Pommes de terre : le marché de la transformation sature
Nous avons brièvement commenté dans notre dernier numéro, l’Assemblée générale du GIPT, Groupement interprofessionnel pour la valorisation de la pomme de terre qui réunit, d’une part, les producteurs et transformateurs de pomme de terre pour la consommation humaine et, d’une autre, les producteurs de pommes de terre féculières et les industriels de la féculerie.On trouvera en page 2, rubrique « À la loupe » un commentaire plus précis sur ce dernier secteur.
La transformation pour la consommation humaine s’insère dans celle de la pomme de terre de consommation en général, dont elle représente bon an, mal an, le quart. Elle s’en différencie cependant par une politique majoritaire de contrats directs entre producteurs et industriels encore renforcée lors de cette campagne, ce qui s’est traduit par une réduction des approvisionnements hors contrats et des importations.
Pour la campagne 2002-2003, comme nous l’avons déjà signalé, 1,172 million de tonnes de pommes de terre ont été mises en œuvre pour la transformation industrielle. C’est un peu plus qu’en 2001-2002, mais depuis 7 ans, les fluctuations des volumes ne sont pas significatives d’une tendance particulière. C’est-à-dire qu’il y a stabilisation (les plus pessimistes diront stagnation) de la transformation et le GIPT y voit le risque que les outils originellement dimensionnés pour absorber la croissance viennent à se révéler sur-capacitaires, avec des conséquences graves, notamment des fermetures d’usines les moins performantes.
Si le tonnage global de pomme de terre livrée à la transformation n’a guère varié ces dernières années, en revanche, leur destination spécifique s’est modifiée. Les fabrications de purée déshydratées ont reculé alors que celles de frites surgelées progressaient sensiblement. Les chips rétrogadent régulièrement depuis la fin de la dernière décennie tandis que les produits « divers, non surgelés » (frites fraîches, produits sous-vide…) connaissaient un essor remarquable depuis 2000.

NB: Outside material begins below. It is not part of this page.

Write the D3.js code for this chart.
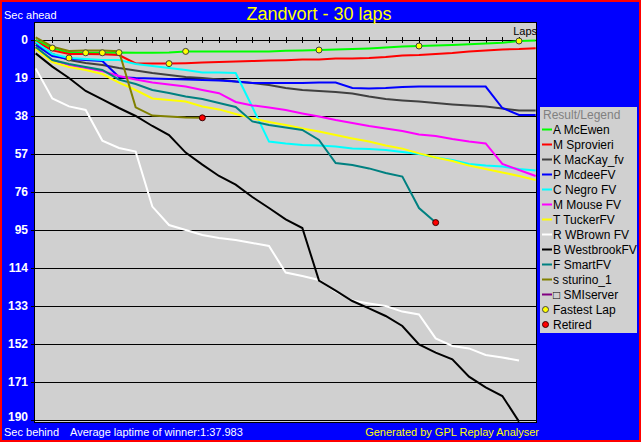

La frite ne l’a-t-elle plus ?
Le bilan « produits » 2003 remet en cause certaines de ces évolutions. Avec 351 700 tonnes de frites et spécialités surgelées, ce poste jusqu’alors en expansion régulière, accuse un recul de 8 % par rapport à 2001-2002. Les professionnels l’attribuent à la moindre fréquentation des restaurants du type fast-food et aux préoccupations diététiques ; d’ailleurs, le mouvement est ressenti partout dans l’UE les produits déshydratés enregistrent pour leur part, une surprenante reprise de 13 %, avec 61 650 tonnes de production. Le GIPT y voit surtout un effet conjoncturel et en particulier, le retrait du marché de deux industriels européens ayant entraîné un transfert vers les usines françaises. Ce redressement risque d’être éphémère.
41 700 tonnes de Chips et snacks ont été produites en 2002-2003. C’est un retrait de 8 % sur 2001-2002 et la confirmation d’une tendance apparue en 1999.
La belle progression des produits non surgelés depuis 4 ans, marque le pas, accusant même un léger retrait (-1,75 %) par rapport à 2001-2002. La filière ne s’en inquiète pas outre mesure, estimant que ces produits disposent encore d’un beau potentiel de progression dans les années à venir.
Les risques de la réforme de la PAC
Malgré ces mouvements divers, le GIPT considère que la campagne 2003-2004 a été bonne sur les plans de la production (volume et qualité) comme commercial. Néanmoins les professionnels sont inquiets pour l’avenir de cette production qu’ils estiment menacée par la réforme de la PAC et plus particulièrement la régionalisation. Les producteurs de pommes de terre rappellent que si le compromis de Luxembourg prévoyait l’exclusion des pommes de terre et des fruits et légumes du nouveau régime d’aides, le Conseil des ministres en septembre dernier a apporté une dérogation à cette règle qui risque d’entraîner de graves distorsions de concurrence entre les partenaires européens. Ceux qui auraient choisi la régionalisation disposeraient, pour la culture de la pommes de terre, d’un surplus de compétitivité par rapport aux producteurs français, de 200 à 300 euros à l’hectare. La filière française ne croit pas à l’efficacité du seul filet de protection offert, les quotas, en l’absence de tout historique dans le domaine des fruits et légumes. Aussi, le GIPT demande-t-il aux pouvoirs publics français d’imaginer des solutions de compensation. Faute de quoi, la filière française perdrait tout espoir de compétitivité.